Serving Those Who Serve


By: Colleen Mullarkey, ’06

Like many clinical psychologists, Melissa Munro Boyd, M.A. ’06, Psy.D. ’10, often helps clients deal with grief, loss, trauma, and work-related stress. As an Armyclinical psychologist, combating these issues is a much different battle. Boyd, a captain in the U.S. Army’s Medical Service Corps, has helped her fellow service members soldier on, whether she’s providing care in a hospital setting, on a U.S. Army base, or in an active war zone.

“There is a great need for psychologists in the military. You’re working with people who have a lot of concerns, and they don’t have someone to listen to them,” Boyd said. “It’s a really rewarding experience and an excellent field to go into.”

While it seems like a specialized area, clinical psychology in the military is actually a diverse field. Boyd’s clinical work includes therapy with families of military service members, consultation with commanding officers, psychological evaluations, groups for soldiers suffering with post-traumatic stress disorder, groups for adolescents, and therapy with active and retired members.

Currently, she is on active duty as a staff clinical psychologist at Fort Belvoir, Va., and chief of Fairfax Behavioral Health Clinic. “What I enjoy most is helping service members,” she said. “I love helping them to address difficult issues and being there to help them to continue serving.”

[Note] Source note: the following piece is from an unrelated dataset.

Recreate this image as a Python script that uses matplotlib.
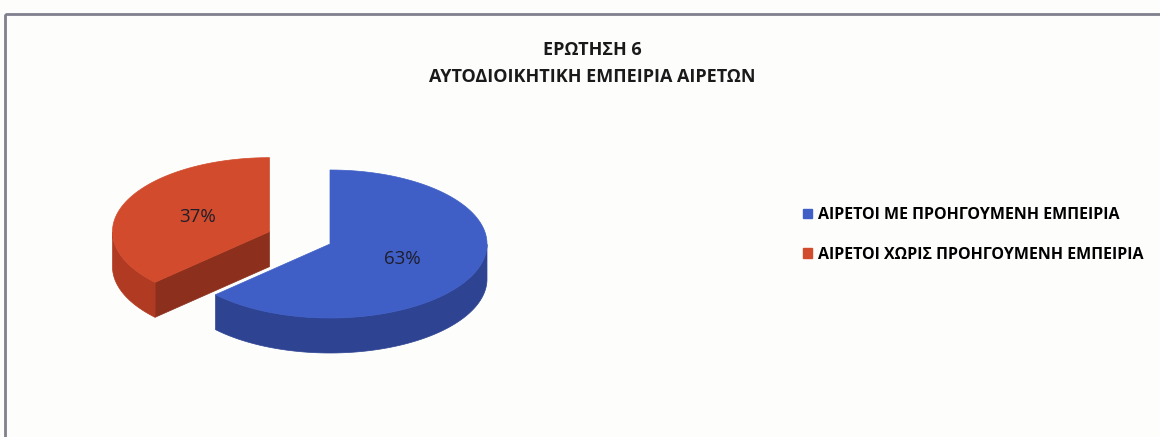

During her deployment to Kabul, Afghanistan, from February 2011to February 2012, she got the chance to do just that—working directly with military members who were on the front lines. Her work there earned her a Bronze Star Medal, an honor that the U.S. Armed Forces bestows to recognize acts of heroism, acts of merit, or meritorious service in a combat zone.

During her year at Camp KAIA in Kabul, she not only helped members from the U.S. military but also servicemen and women from several allied countries, such as France, Germany, and Italy. She helped service members to deal with the grief of losing their comrades—grief that she understood on a very personal level because she was experiencing the same difficulties. “I was just doing what I was called to do,” Boyd said. “I was expecting to help people, but working with them really helped me.”

She enjoyed building relationships with other behavioral health providers on the base who came from countries across the globe and bonding with Christians with whom she studied the Bible and attended chapel on Sundays. This camaraderie and shared faith gave her the strength to help her fellow service members push forward.

“Whether it’s a loss or a traumatic situation, it’s important to stay strong in your faith and recognize the importance of your service,” Boyd said. “I always try to see the bigger picture. You have to look at the good things that are still to come, despite the challenges.”